MUMBAI: The United States Citizenship and Immigration Services (USCIS) has instructed its officers to defer to previous approvals when extending visas, such as the H-1B work visa.
In short, USCIS is reverting to its earlier long-standing guidance issued in 2004. The Trump administration had revoked this guidance and required that each visa extension be treated as a new application. This had led to an increase in requests for additional documentation (known as requests for evidence – RFEs) which increased administrative costs for sponsoring employers and led to delays. Or in other instances, there was an outright denial of visa extensions on various grounds.
To illustrate: Over the past few years, even when there was no change in facts – such as the job profile, the visa extension sought for H-1B holders was denied on the ground that the job is not a speciality occupation. This stand was taken by USCIS, even as the original H-1B visa had been issued owing to the job being a speciality occupation. TOI has reported on several such cases and the lawsuits that ensued.

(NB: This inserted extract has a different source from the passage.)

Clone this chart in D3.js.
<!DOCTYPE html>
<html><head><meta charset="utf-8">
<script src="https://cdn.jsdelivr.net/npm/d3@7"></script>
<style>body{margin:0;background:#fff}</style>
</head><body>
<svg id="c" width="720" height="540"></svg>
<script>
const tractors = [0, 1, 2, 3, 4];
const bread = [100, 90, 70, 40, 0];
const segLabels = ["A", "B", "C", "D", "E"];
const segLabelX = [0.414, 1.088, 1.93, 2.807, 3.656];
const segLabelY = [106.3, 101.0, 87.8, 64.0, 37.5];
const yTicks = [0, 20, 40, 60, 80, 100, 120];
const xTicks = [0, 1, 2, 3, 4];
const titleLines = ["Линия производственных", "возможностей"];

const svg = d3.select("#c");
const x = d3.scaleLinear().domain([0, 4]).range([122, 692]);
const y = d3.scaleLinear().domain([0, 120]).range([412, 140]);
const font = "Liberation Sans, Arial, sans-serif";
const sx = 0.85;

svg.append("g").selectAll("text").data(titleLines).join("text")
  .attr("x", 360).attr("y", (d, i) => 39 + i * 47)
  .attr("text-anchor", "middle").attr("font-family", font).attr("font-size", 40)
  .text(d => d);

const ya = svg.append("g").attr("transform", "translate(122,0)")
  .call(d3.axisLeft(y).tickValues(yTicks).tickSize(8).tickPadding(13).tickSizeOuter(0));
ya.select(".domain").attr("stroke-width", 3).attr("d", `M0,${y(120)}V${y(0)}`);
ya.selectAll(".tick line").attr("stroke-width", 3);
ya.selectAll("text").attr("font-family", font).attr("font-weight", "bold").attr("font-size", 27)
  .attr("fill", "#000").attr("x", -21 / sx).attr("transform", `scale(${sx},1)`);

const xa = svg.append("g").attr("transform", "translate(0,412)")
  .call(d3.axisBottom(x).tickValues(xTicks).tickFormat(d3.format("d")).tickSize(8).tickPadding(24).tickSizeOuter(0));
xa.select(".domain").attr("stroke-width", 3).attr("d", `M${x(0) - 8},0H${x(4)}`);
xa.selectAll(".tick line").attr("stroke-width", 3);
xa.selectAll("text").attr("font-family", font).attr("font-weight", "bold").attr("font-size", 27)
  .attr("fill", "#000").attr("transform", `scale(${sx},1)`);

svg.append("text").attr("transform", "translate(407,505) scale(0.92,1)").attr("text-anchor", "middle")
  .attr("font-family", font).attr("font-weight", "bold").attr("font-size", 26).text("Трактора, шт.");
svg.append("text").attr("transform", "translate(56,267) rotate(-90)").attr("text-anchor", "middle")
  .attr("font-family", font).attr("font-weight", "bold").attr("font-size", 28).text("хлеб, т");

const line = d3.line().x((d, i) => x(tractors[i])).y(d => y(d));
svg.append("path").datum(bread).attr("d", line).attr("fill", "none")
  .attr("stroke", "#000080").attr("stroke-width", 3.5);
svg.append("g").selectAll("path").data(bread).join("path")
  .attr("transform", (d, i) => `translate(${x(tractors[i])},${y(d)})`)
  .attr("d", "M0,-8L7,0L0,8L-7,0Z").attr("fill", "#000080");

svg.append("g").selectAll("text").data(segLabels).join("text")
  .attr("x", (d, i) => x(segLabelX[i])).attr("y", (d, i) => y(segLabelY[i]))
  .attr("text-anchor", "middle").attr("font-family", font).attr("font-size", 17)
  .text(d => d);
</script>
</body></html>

However, USCIS cautions that officers may not defer to a prior approval when there are material changes or where new material information is available that undermines eligibility, which includes publicly available information affecting eligibility for the benefit. The policy will also not apply if there was a material error in the prior decision that led to granting of the visa.

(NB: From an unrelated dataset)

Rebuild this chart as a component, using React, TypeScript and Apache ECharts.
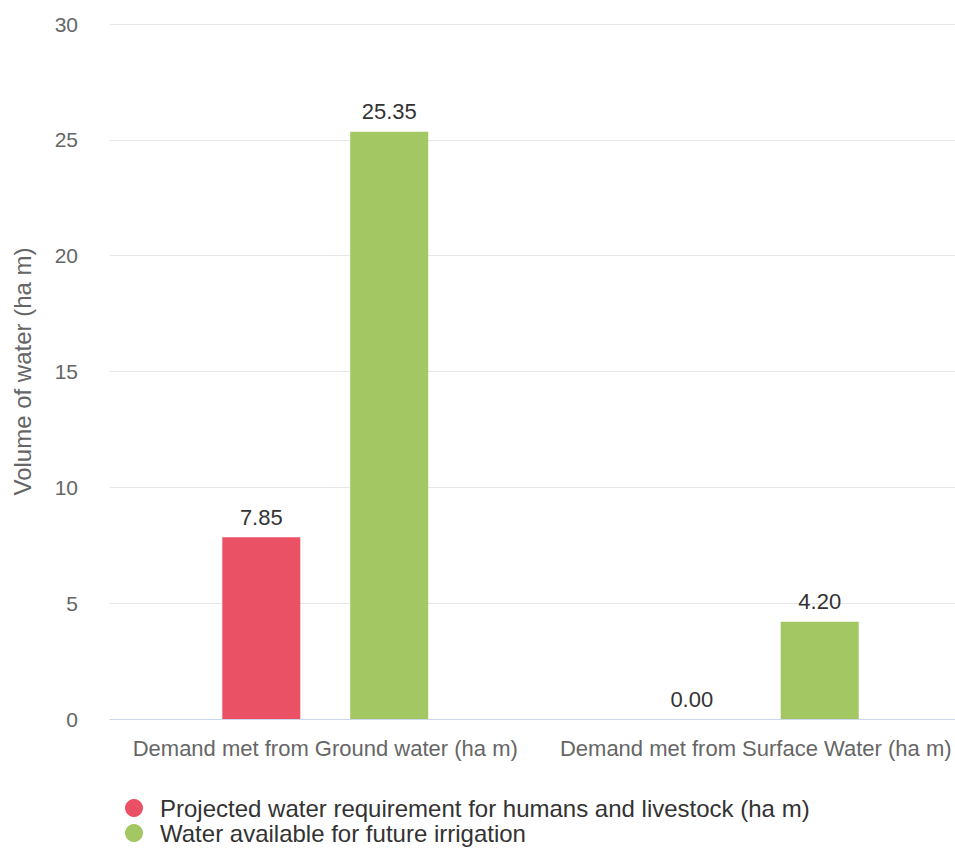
import React, { useEffect, useRef } from "react";
import * as echarts from "echarts";

const categories = [
  "Demand met from Ground water (ha m)",
  "Demand met from Surface Water (ha m)",
];
const seriesNames = [
  "Projected water requirement for humans and livestock (ha m)",
  "Water available for future irrigation",
];
const requirementValues = [7.85, 0.0];
const irrigationValues = [25.35, 4.2];
const yTicks = { min: 0, max: 30, interval: 5 };
const colors = ["#ea5164", "#a3c763"];
const FONT = "Liberation Sans, Arial, sans-serif";

export default function App() {
  const ref = useRef<HTMLDivElement>(null);
  useEffect(() => {
    if (!ref.current) return;
    const chart = echarts.init(ref.current, undefined, { renderer: "svg" });
    const labelCfg = {
      show: true,
      position: "top",
      distance: 9,
      color: "#333",
      fontSize: 22,
      fontFamily: FONT,
      formatter: (p: any) => Number(p.value).toFixed(2),
    };
    chart.setOption({
      animation: false,
      textStyle: { fontFamily: FONT },
      grid: { left: 110, right: 0, top: 24, bottom: 131, containLabel: false },
      legend: {
        orient: "vertical",
        left: 125,
        top: 796,
        padding: 0,
        icon: "circle",
        itemWidth: 18,
        itemHeight: 18,
        itemGap: 1,
        textStyle: {
          fontSize: 24,
          lineHeight: 24,
          color: "#333",
          fontFamily: FONT,
          padding: [0, 0, 0, 12],
        },
        data: seriesNames,
      },
      xAxis: {
        type: "category",
        data: categories,
        axisTick: { show: false },
        axisLine: { lineStyle: { color: "#ccd6eb", width: 1 } },
        axisLabel: {
          color: "#666",
          fontSize: 22,
          margin: 18,
          interval: 0,
          fontFamily: FONT,
        },
      },
      yAxis: {
        type: "value",
        min: yTicks.min,
        max: yTicks.max,
        interval: yTicks.interval,
        name: "Volume of water (ha m)",
        nameLocation: "middle",
        nameGap: 76,
        nameTextStyle: { color: "#666", fontSize: 24, fontFamily: FONT },
        axisLabel: { color: "#666", fontSize: 21, margin: 32, fontFamily: FONT },
        splitLine: { lineStyle: { color: "#e6e6e6" } },
        axisLine: { show: false },
        axisTick: { show: false },
      },
      series: [
        {
          name: seriesNames[0],
          type: "bar",
          data: requirementValues,
          itemStyle: { color: colors[0] },
          barWidth: 78,
          barGap: "64%",
          label: labelCfg,
        },
        {
          name: seriesNames[1],
          type: "bar",
          data: irrigationValues,
          itemStyle: { color: colors[1] },
          barWidth: 78,
          label: labelCfg,
        },
      ],
    });
    return () => chart.dispose();
  }, []);
  return (
    <div
      style={{
        position: "absolute",
        left: 0,
        top: 0,
        width: 955,
        height: 850,
        overflow: "hidden",
      }}
    >
      <div ref={ref} style={{ width: 971, height: 850 }} />
    </div>
  );
}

Rajiv S. Khanna, managing attorney at Immigration.com told TOI, “Business entities make plans based on consistency and predictability – not being able to rely on the availability of professional workers was not conducive to business nor to non-citizen workers.”

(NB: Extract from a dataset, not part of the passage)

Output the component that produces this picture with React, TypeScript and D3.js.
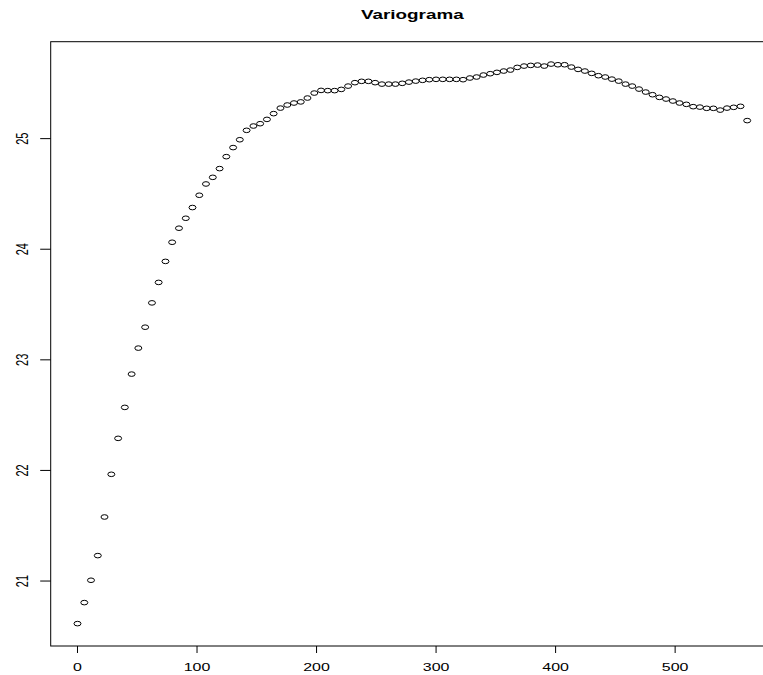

“It was always very difficult to explain to any reasonable person that an immigration benefits application that had been approved could be denied later during an extension, even without any changes in the facts. Thus, the rule of law was usurped by unfettered discretion. Further, litigating matters of discretion in courts was a difficult and time-consuming task,” added Khanna.
There is an annual cap of 85,000 new H-1B visa allotments, thus typically visa extensions are much more in number. For instance, in fiscal 2019, the number of new H-1B visas issued to Indians was 79,423 (which may include non-cap visas). Visa extension numbers were much higher at 1.99 lakh.
This favourable policy change announcement follows US President Joe Biden’s Executive Order aimed at restoring faith in the legal immigration system. Mitchell Wexler, partner, Fragomen, a global immigration law firm told TOI, “After the 2017 Trump-era policy memo dispensing with the more permissive deference policy, RFEs increased significantly, even on applications with multiple prior approvals on the same facts. Reverting back to the prior policy should decrease the number of extension RFEs and reduce their processing times.”
Wexler sums up by saying, “This is a welcome, common sense change. All it does is allow USCIS not to re-adjudicate eligibility requirements that it already had. Of course, required updating of facts and circumstances is still required which is exceedingly reasonable.”